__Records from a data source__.
━━━
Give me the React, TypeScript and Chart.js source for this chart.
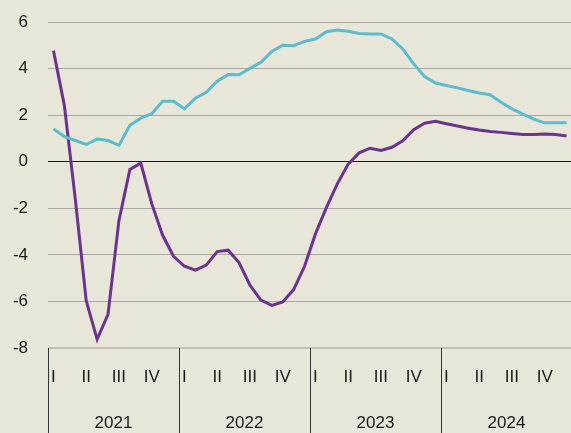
import React, { useEffect, useRef } from "react";
import { Chart, registerables } from "chart.js";

Chart.register(...registerables);

const years = ["2021", "2022", "2023", "2024"];
const quarterLabels = ["I", "II", "III", "IV"];
const months = years.flatMap((y) =>
  ["01", "02", "03", "04", "05", "06", "07", "08", "09", "10", "11", "12"].map((m) => `${y}-${m}`)
);

const tealSeries = [
  1.41, 1.08, 0.91, 0.74, 0.97, 0.91, 0.7, 1.56, 1.87, 2.06, 2.6, 2.6,
  2.27, 2.73, 2.98, 3.46, 3.74, 3.73, 4.01, 4.27, 4.73, 5.0, 4.98, 5.17,
  5.27, 5.58, 5.66, 5.6, 5.51, 5.49, 5.49, 5.27, 4.84, 4.2, 3.66, 3.38,
  3.27, 3.17, 3.06, 2.95, 2.88, 2.55, 2.27, 2.04, 1.83, 1.67, 1.67, 1.67,
];

const purpleSeries = [
  4.77, 2.41, -1.6, -5.97, -7.63, -6.55, -2.52, -0.33, -0.06, -1.8, -3.16, -4.06,
  -4.49, -4.66, -4.44, -3.86, -3.8, -4.33, -5.3, -5.94, -6.17, -6.02, -5.49, -4.49,
  -3.1, -1.97, -0.95, -0.1, 0.38, 0.58, 0.48, 0.62, 0.9, 1.38, 1.65, 1.74,
  1.63, 1.53, 1.44, 1.36, 1.3, 1.26, 1.21, 1.17, 1.17, 1.19, 1.17, 1.1,
];

const yMin = -8;
const yMax = 6;
const yStep = 2;

const FONT = "'Liberation Sans', Arial, sans-serif";

const separatorPlugin = {
  id: "yearSeparators",
  afterDraw(chart: any) {
    const x = chart.scales.x;
    const ctx = chart.ctx;
    const half = (x.getPixelForValue(1) - x.getPixelForValue(0)) / 2;
    ctx.save();
    ctx.strokeStyle = "#333333";
    ctx.lineWidth = 1;
    for (let k = 0; k <= years.length; k++) {
      const px = Math.round(x.getPixelForValue(k * 12) - half) + 0.5;
      ctx.beginPath();
      ctx.moveTo(px, chart.chartArea.bottom);
      ctx.lineTo(px, chart.height);
      ctx.stroke();
    }
    ctx.restore();
  },
};

export default function App() {
  const ref = useRef<HTMLCanvasElement | null>(null);

  useEffect(() => {
    document.body.style.margin = "0";
    const canvas = ref.current;
    if (!canvas) return;
    const chart = new Chart(canvas, {
      type: "line",
      data: {
        labels: months,
        datasets: [
          {
            label: "teal",
            data: tealSeries,
            borderColor: "#5bbccd",
            borderWidth: 3,
            pointRadius: 0,
            tension: 0,
            xAxisID: "x",
          },
          {
            label: "purple",
            data: purpleSeries,
            borderColor: "#6b338e",
            borderWidth: 3,
            pointRadius: 0,
            tension: 0,
            xAxisID: "x",
          },
        ],
      },
      options: {
        animation: false,
        responsive: false,
        layout: { padding: { top: 22, left: 0, right: 0, bottom: 0 } },
        plugins: {
          legend: { display: false },
          tooltip: { enabled: false },
        },
        scales: {
          y: {
            min: yMin,
            max: yMax,
            ticks: {
              stepSize: yStep,
              padding: 20,
              color: "#1a1a1a",
              font: { family: FONT, size: 17 },
            },
            grid: {
              drawTicks: false,
              color: (c: any) => (c.tick && c.tick.value === 0 ? "#1a1a1a" : c.tick && c.tick.value === yMin ? "#c2c0b6" : "#a8a8a8"),
              lineWidth: (c: any) => (c.tick && c.tick.value === yMin ? 2 : 1),
            },
            border: { display: false },
            afterFit: (s: any) => {
              s.width = 48;
              s.paddingTop = 0;
              s.paddingBottom = 0;
            },
          },
          x: {
            type: "category",
            offset: true,
            grid: { display: false, drawTicks: false },
            border: { display: false },
            ticks: {
              autoSkip: false,
              maxRotation: 0,
              minRotation: 0,
              padding: 19,
              color: "#1a1a1a",
              font: { family: FONT, size: 17 },
              callback: (_v: any, i: number) => (i % 3 === 0 ? quarterLabels[(i % 12) / 3] : ""),
            },
            afterFit: (s: any) => {
              s.height = 40;
              s.paddingLeft = 0;
              s.paddingRight = 0;
            },
          },
          x2: {
            type: "category",
            labels: years,
            offset: true,
            position: "bottom",
            grid: { display: false, drawTicks: false },
            border: { display: false },
            ticks: {
              autoSkip: false,
              maxRotation: 0,
              padding: 25,
              color: "#1a1a1a",
              font: { family: FONT, size: 17 },
            },
            afterFit: (s: any) => {
              s.height = 45;
              s.paddingLeft = 0;
              s.paddingRight = 0;
            },
          },
        },
      },
      plugins: [separatorPlugin],
    });
    return () => chart.destroy();
  }, []);

  return (
    <div style={{ position: "fixed", left: 0, top: 0, width: 571, height: 433, overflow: "hidden", background: "#e8e6d9" }}>
      <canvas ref={ref} width={572} height={433} style={{ display: "block" }} />
    </div>
  );
}
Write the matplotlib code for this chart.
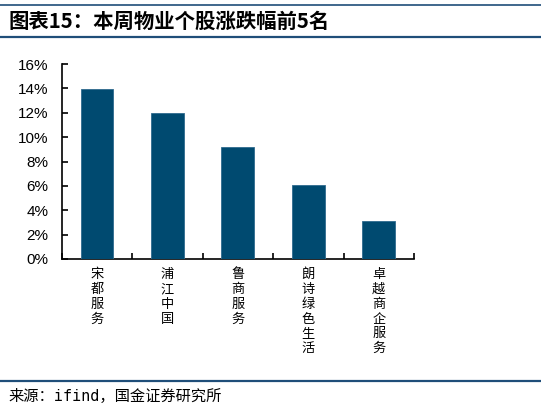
import matplotlib
matplotlib.use("Agg")
import matplotlib.pyplot as plt
from matplotlib.lines import Line2D

plt.rcParams['font.family'] = ['Liberation Sans', 'Noto Sans CJK SC', 'DejaVu Sans']

categories = ["宋都服务", "浦江中国", "鲁商服务", "朗诗绿色生活", "卓越商企服务"]
values = [13.95, 11.95, 9.2, 6.1, 3.15]
yticks = [0, 2, 4, 6, 8, 10, 12, 14, 16]
ytick_labels = [f"{v}%" for v in yticks]
title = "图表15：本周物业个股涨跌幅前5名"
source = "来源：ifind，国金证券研究所"

W, H = 541, 409
fig = plt.figure(figsize=(W / 100, H / 100), dpi=100)
ax_left, ax_right, ax_top, ax_bottom = 61.7, 414.0, 64.0, 259.0
ax = fig.add_axes([ax_left / W, 1 - ax_bottom / H, (ax_right - ax_left) / W, (ax_bottom - ax_top) / H])

bar_color = "#004A70"
x = list(range(len(categories)))
ax.bar(x, values, width=0.465, color=bar_color, edgecolor="#2E6A8E", linewidth=0.6, zorder=3)

ax.set_xlim(-0.5, len(categories) - 0.5)
ax.set_ylim(0, 16)
ax.set_yticks(yticks)
ax.set_yticklabels(ytick_labels, fontsize=11, family=['Liberation Sans', 'DejaVu Sans'])
ax.tick_params(axis='y', direction='in', length=4, width=1.2, pad=9.5)

ax.set_xticks([i + 0.5 for i in range(-1, len(categories))])
ax.set_xticklabels([])
ax.tick_params(axis='x', direction='in', length=4, width=1.2)

for s in ['top', 'right']:
    ax.spines[s].set_visible(False)
for s in ['left', 'bottom']:
    ax.spines[s].set_linewidth(1.2)

for i, c in enumerate(categories):
    ax.text(i, -0.75, "\n".join(c), ha='center', va='top', fontsize=9.5,
            family=['Noto Sans CJK SC', 'DejaVu Sans'], linespacing=1.18,
            transform=ax.transData)

line_color = "#1F4E79"
fig.add_artist(Line2D([0, 1], [1 - 5 / H, 1 - 5 / H], color=line_color, linewidth=1.2, transform=fig.transFigure))
fig.add_artist(Line2D([0, 1], [1 - 37 / H, 1 - 37 / H], color=line_color, linewidth=1.6, transform=fig.transFigure))
fig.add_artist(Line2D([0, 1], [1 - 381 / H, 1 - 381 / H], color=line_color, linewidth=1.6, transform=fig.transFigure))

fig.text(9 / W, 1 - 21.5 / H, title, ha='left', va='center', fontsize=14.7, fontweight='bold',
         family=['Noto Sans CJK SC', 'DejaVu Sans'])
fig.text(8 / W, 1 - 396 / H, source, ha='left', va='center', fontsize=11,
         family=['DejaVu Sans Mono', 'Noto Sans CJK SC'])

fig.savefig("out.png", dpi=100)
━━━
__THE TASK__.
Everything from the top line of the data down to and including the line with "Chart.register(...registerables);" is to be copied, except the pictures.

__SOLUTION TO THIS PROBLEM__.
Give me the React, TypeScript and Chart.js source for this chart.
import React, { useEffect, useRef } from "react";
import { Chart, registerables } from "chart.js";

Chart.register(...registerables);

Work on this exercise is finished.